# Consolidating data

This file consists of functions that consolidate our disparate datasets into one large dataset that is useful in training our model. 

The goal is to generate a file with 30 columns (this number should be variable), such that each column is a state in time. 

Ideally, this will be done with heirachical data, ie `p1` is the first point in time, and within `p1` you have an x component, y component, etc.

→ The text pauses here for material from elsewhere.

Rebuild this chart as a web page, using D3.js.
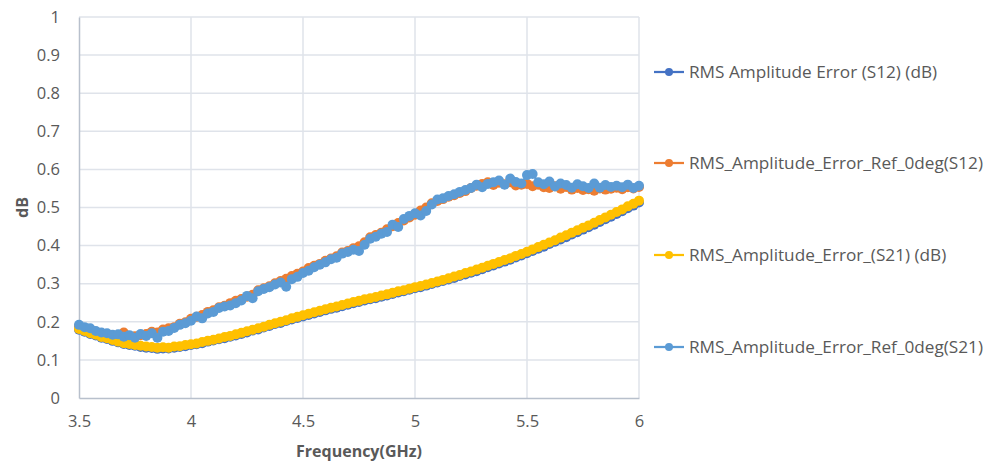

https://pandas.pydata.org/docs/user_guide/advanced.html

## Input data format

It is assumed that the input data with have the columns: `[timestamp,tx,ty,tz,qx,qy,qz,qw]`

## Extracting the data we want

In our case, we want just the velocity data (for now).

In [None]:
import numpy as np
import pandas as pd

def generate_velocity(position_data: pd.DataFrame) -> pd.DataFrame:
    velocity_data = {
        'timestamp': position_data['timestamp'],
        'vx': position_data['tx'].diff() / position_data['timestamp'].diff(),
        'vy': position_data['ty'].diff() / position_data['timestamp'].diff(),
        'vz': position_data['tz'].diff() / position_data['timestamp'].diff()
    }

    return pd.DataFrame(velocity_data).dropna().reset_index(drop=True)

## Slicing the data

Now, we want rows of data that represent a specific range of time. In this case, we want 30 points for each new row.

In [None]:
def generate_slices(data: pd.DataFrame, n: int) -> pd.DataFrame:
    # each row in the original data is a "point". Each row in the output 
    # is a list of points of size n. 
    cols = [f"{col}_{i}" for i in range(n) for col in data.columns]
    out = pd.DataFrame(columns=cols)
    for i in range(len(data) - n):
        flattened = pd.DataFrame([data[i:i+n].to_numpy().flatten()])
        flattened.columns = cols
        out = pd.concat([out if not out.empty else None, flattened], ignore_index=False)
    return out

## Consolidate all our original data

Now, we want to consolidate our data from all the other sources.

In [None]:
import os

fpv_data = "../data/fpv_uzh"
random_traj_data = "../data/random_trajectory_100ms"
output_path = "../data/output"
if not os.path.exists(output_path):
    os.makedirs(output_path)

n = 30 # we want 30 points per row
slices = []

# consolidate the fpv data
for filename in filter(lambda p: p.endswith("txt"), os.listdir(fpv_data)):
    filepath = os.path.join(fpv_data, filename)
    pos_df = pd.read_csv(filepath)
    
    vel_df = generate_velocity(pos_df)
    # the columns should be handled in the generate slices funciton
    slices.append(generate_slices(vel_df, n))
    
# consolidate the synthetic data
for filename in filter(lambda p: p.endswith("txt"), os.listdir(random_traj_data)):
    filepath = os.path.join(random_traj_data, filename)
    pos_df = pd.read_csv(filepath)
    
    vel_df = generate_velocity(pos_df)
    # the columns should be handled in the generate slices funciton
    slices.append(generate_slices(vel_df, n))

consolidated = pd.concat(slices, ignore_index=False)
consolidated.to_csv(os.path.join(output_path, "consolidated.csv"))